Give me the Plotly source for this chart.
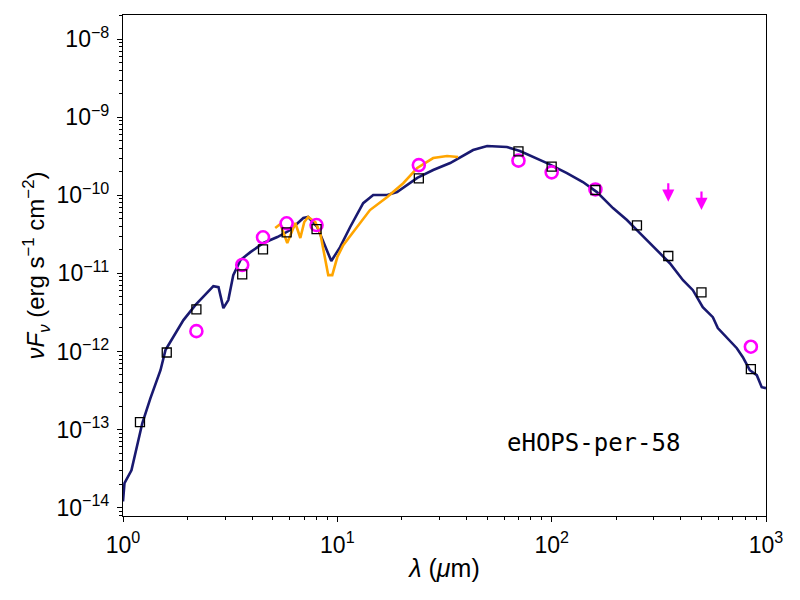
import numpy as np
import plotly.graph_objects as go

# Model SED (navy line)
model_wl = [1.0, 1.016, 1.095, 1.14, 1.19, 1.23, 1.343, 1.496, 1.578, 1.718, 1.914, 2.18, 2.37, 2.64,
            2.79, 2.94, 3.10, 3.27, 3.53, 3.93, 4.52, 5.25, 6.03, 6.94, 7.31, 8.06, 9.37, 10.3, 11.48,
            13.2, 14.7, 17.1, 19.0, 23.6, 28.0, 33.6, 43.0, 50.0, 61.8, 71.1, 95.1, 117.8, 139.9,
            162.6, 193.2, 224.5, 258, 310, 356, 410, 456, 507, 565, 596, 678, 731, 780, 840, 906,
            955, 1000]
model_flux = [1.2e-14, 2.05e-14, 3.0e-14, 4.97e-14, 7.96e-14, 1.2e-13, 2.52e-13, 5.75e-13, 1.04e-12,
              1.52e-12, 2.52e-12, 3.94e-12, 5.0e-12, 6.87e-12, 6.67e-12, 3.59e-12, 4.55e-12, 9.5e-12,
              1.48e-11, 1.87e-11, 2.45e-11, 2.92e-11, 3.59e-11, 5.12e-11, 5.27e-11, 3.93e-11, 1.44e-11,
              2.17e-11, 3.93e-11, 7.94e-11, 1.01e-10, 1.01e-10, 1.10e-10, 1.67e-10, 2.11e-10, 2.59e-10,
              3.80e-10, 4.28e-10, 4.16e-10, 3.70e-10, 2.59e-10, 1.93e-10, 1.48e-10, 1.10e-10, 6.87e-11,
              4.82e-11, 3.28e-11, 1.99e-11, 1.35e-11, 8.18e-12, 6.09e-12, 3.69e-12, 2.75e-12, 1.99e-12,
              1.39e-12, 1.10e-12, 8.44e-13, 5.75e-13, 4.97e-13, 3.48e-13, 3.39e-13]

# IRS spectrum (orange)
spec_wl = [5.13, 5.42, 5.84, 6.17, 6.37, 6.72, 7.01, 7.31, 7.89, 8.32, 8.79, 9.07, 9.47, 10.0, 10.65,
           12.4, 14.2, 17.1, 20.3, 23.6, 28.0, 32.5, 36.6]
spec_flux = [3.81e-11, 4.29e-11, 2.45e-11, 3.59e-11, 4.42e-11, 2.84e-11, 4.55e-11, 5.27e-11, 4.55e-11,
             3.29e-11, 1.48e-11, 9.5e-12, 9.5e-12, 1.62e-11, 2.30e-11, 3.92e-11, 6.47e-11, 9.5e-11,
             1.43e-10, 2.24e-10, 3.0e-10, 3.19e-10, 3.1e-10]

# Model photometry (black squares)
mod_phot_wl = [1.2, 1.6, 2.2, 3.6, 4.5, 5.8, 8.0, 24, 70, 100, 160, 250, 350, 500, 850]
mod_phot_flux = [1.24e-13, 9.7e-13, 3.45e-12, 9.7e-12, 2.03e-11, 3.36e-11, 3.70e-11, 1.65e-10,
                 3.66e-10, 2.33e-10, 1.17e-10, 4.12e-11, 1.67e-11, 5.7e-12, 5.93e-13]

# Observed photometry (magenta circles)
obs_wl = [2.2, 3.6, 4.5, 5.8, 8.0, 24, 70, 100, 160, 850]
obs_flux = [1.82e-12, 1.28e-11, 2.90e-11, 4.38e-11, 4.16e-11, 2.44e-10, 2.78e-10, 1.97e-10, 1.19e-10,
            1.15e-12]

# Upper limits (magenta arrows)
ul_wl = [350, 500]
ul_flux = [1.49e-10, 1.17e-10]
ul_tip = [8.3e-11, 6.5e-11]

source_name = "eHOPS-per-58"

x_tickvals = [1, 10, 100, 1000]
x_ticktext = ["10<sup>0</sup>", "10<sup>1</sup>", "10<sup>2</sup>", "10<sup>3</sup>"]
y_tickvals = [1e-14, 1e-13, 1e-12, 1e-11, 1e-10, 1e-9, 1e-8]
y_ticktext = ["10<sup>\u221214</sup>", "10<sup>\u221213</sup>", "10<sup>\u221212</sup>",
              "10<sup>\u221211</sup>", "10<sup>\u221210</sup>", "10<sup>\u22129</sup>",
              "10<sup>\u22128</sup>"]

x_minor = [m * 10 ** e for e in range(0, 3) for m in range(2, 10)]
y_minor = [m * 10.0 ** e for e in range(-15, -7) for m in range(2, 10)]

NAVY = "#191970"
ORANGE = "#FFA500"
MAGENTA = "#FF00FF"
FONT = "Liberation Sans, Arial, sans-serif"

fig = go.Figure()
fig.add_trace(go.Scatter(x=model_wl, y=model_flux, mode="lines",
                         line=dict(color=NAVY, width=2.6), showlegend=False))
fig.add_trace(go.Scatter(x=spec_wl, y=spec_flux, mode="lines",
                         line=dict(color=ORANGE, width=2.6), showlegend=False))
fig.add_trace(go.Scatter(x=obs_wl, y=obs_flux, mode="markers",
                         marker=dict(symbol="circle-open", size=12, color=MAGENTA,
                                     line=dict(width=2.6, color=MAGENTA)), showlegend=False))
fig.add_trace(go.Scatter(x=mod_phot_wl, y=mod_phot_flux, mode="markers",
                         marker=dict(symbol="square-open", size=9, color="black",
                                     line=dict(width=1.3, color="black")), showlegend=False))

for w, f, t in zip(ul_wl, ul_flux, ul_tip):
    fig.add_annotation(x=np.log10(w), y=np.log10(t), ax=np.log10(w), ay=np.log10(f),
                       xref="x", yref="y", axref="x", ayref="y", text="", showarrow=True,
                       arrowhead=2, arrowsize=1.1, arrowwidth=2.2, arrowcolor=MAGENTA, standoff=0)

fig.add_annotation(x=0.731, y=0.145, xref="paper", yref="paper", text=source_name,
                   xanchor="center", yanchor="middle",
                   showarrow=False, font=dict(family="DejaVu Sans Mono", size=24, color="black"))

axis_common = dict(showline=True, linecolor="black", linewidth=1.2, mirror=True,
                   ticks="outside", ticklen=5, tickwidth=1.1, tickcolor="black",
                   showgrid=False, zeroline=False, ticklabelstandoff=3,
                   tickfont=dict(family=FONT, size=23, color="black"))

fig.update_xaxes(type="log", range=[0, 3], tickvals=x_tickvals, ticktext=x_ticktext,
                 minor=dict(tickvals=x_minor, ticks="outside", ticklen=3, tickwidth=0.8,
                            tickcolor="black", showgrid=False),
                 title=dict(text="<i>\u03bb</i> (<i>\u03bc</i>m)", font=dict(family=FONT, size=25, color="black"),
                            standoff=2),
                 **axis_common)
fig.update_yaxes(type="log", range=[-14.108, -7.69], tickvals=y_tickvals, ticktext=y_ticktext,
                 minor=dict(tickvals=y_minor, ticks="outside", ticklen=3, tickwidth=0.8,
                            tickcolor="black", showgrid=False),
                 title=dict(text="<i>\u03bdF<sub>\u03bd</sub></i> (erg s<sup>\u22121</sup> cm<sup>\u22122</sup>)",
                            font=dict(family=FONT, size=24, color="black"), standoff=4),
                 **axis_common)

fig.update_layout(width=800, height=600, plot_bgcolor="white", paper_bgcolor="white",
                  margin=dict(l=114.5, r=42, t=7, b=92.3, autoexpand=False),
                  showlegend=False)

fig.write_html("out.html")
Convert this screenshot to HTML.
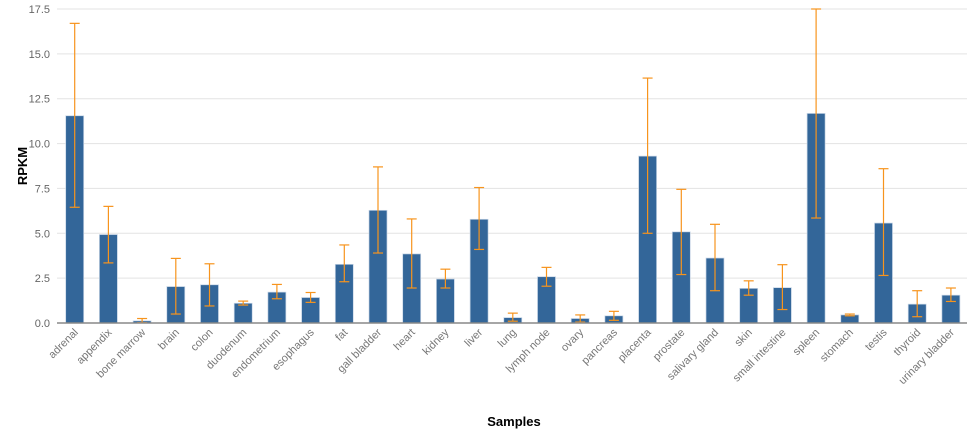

☆ ☆ ☆ ☆ ☆

Short problem:
Reproduce the records word for word, please, from their first line up to and including the line that contains "import plotly.graph_objects as go", but no pictures.

Response to this exercise:
Give me the Plotly source for this chart.
import numpy as np
import plotly.graph_objects as go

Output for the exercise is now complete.